Today is day two. My child did not complain, no, he shot out of bed like a cannonball and quickly - I mean quickly put his clothes on. All these years of saying "Okay, and now where are your pants? Don't you have another sock?" must be over. He had everything on, in the right place. He sat and ate his cinnamon roll Toaster Strudel and drank his juice without complaint as well. He even commented on how good it tasted, which really never happens. Next, he mentioned that we better "go wet this hair down" because did I see "how crazy it is!?" Prior to this day, I swear to you, this child would walk around with hair wilder than Albert Einstein and not care.

I kneeled before him and said "You know that you have to listen to the bus driver, and you have to do whatever he says. You can't get off until you're at school, either." He said to me, I kid you not: "What, am I stupid or something? I know what my school looks like."

We walked silently to the spot, only about 300 ft. from our front door, where the bus stops. My stomach was in knots as I clutched my coffee cup. I needed something to hold onto, because I knew that today, it wouldn't be his hand. Two little girls, fifth graders, were already standing there. I started nervously speaking to them, like I was on a first date: "Do you come here often? I mean....you ride this bus every day?" And then I continued with "This is my son Isaac, he's in Kindergarten, would you girls make sure he does this whole bus thing right?" Isaac glared at me, and turned to the girls and rolled his eyes. "I've ridden lots of buses before" he told them. Um, no you haven't. Whatever, I get it. Can it, mom.

The bus pulled up, and I braced myself for the big goodbye hug, the promise to see him in just a few hours, the "I'll miss you, have a wonderful day." And as I stood there, white-knuckling my mug and running through the dialogue in my head, I watched my little blonde-headed boy bounce onto the bus without looking back. I froze. That's it? No big, dramatic goodbye? What?

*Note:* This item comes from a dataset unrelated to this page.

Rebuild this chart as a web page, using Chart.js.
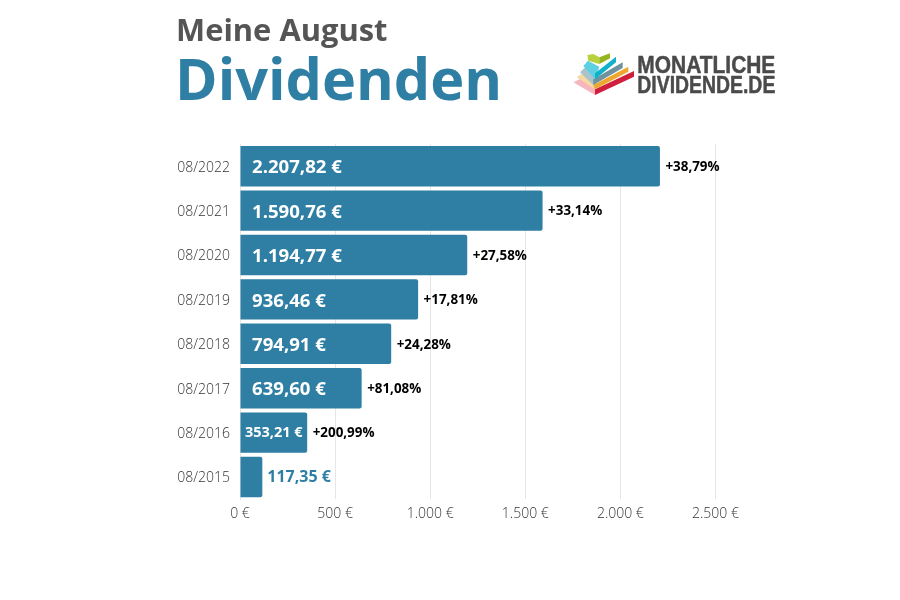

The bus driver looked down at me from his throne, his big vinyl seat of authority, and said "Kindergarten?"
I nodded.
"He'll be fine."
I barely whispered, "okay."

As I heard the engine kick up, and the bus pull away, I stood there on the pavement, a little stunned at what just happened. But as I walked back home, a smile spread over my face, thinking of how exciting this all is for my boy. How he must be on top of the world right now, heading off to school like a big boy with his Spiderman backpack and new shoes.

I can't believe how quiet it is here. I realize the other two will be up momentarily, and the house will come alive. For now, though, I'm not sure what to think. Other than that I think I am going to need more coffee.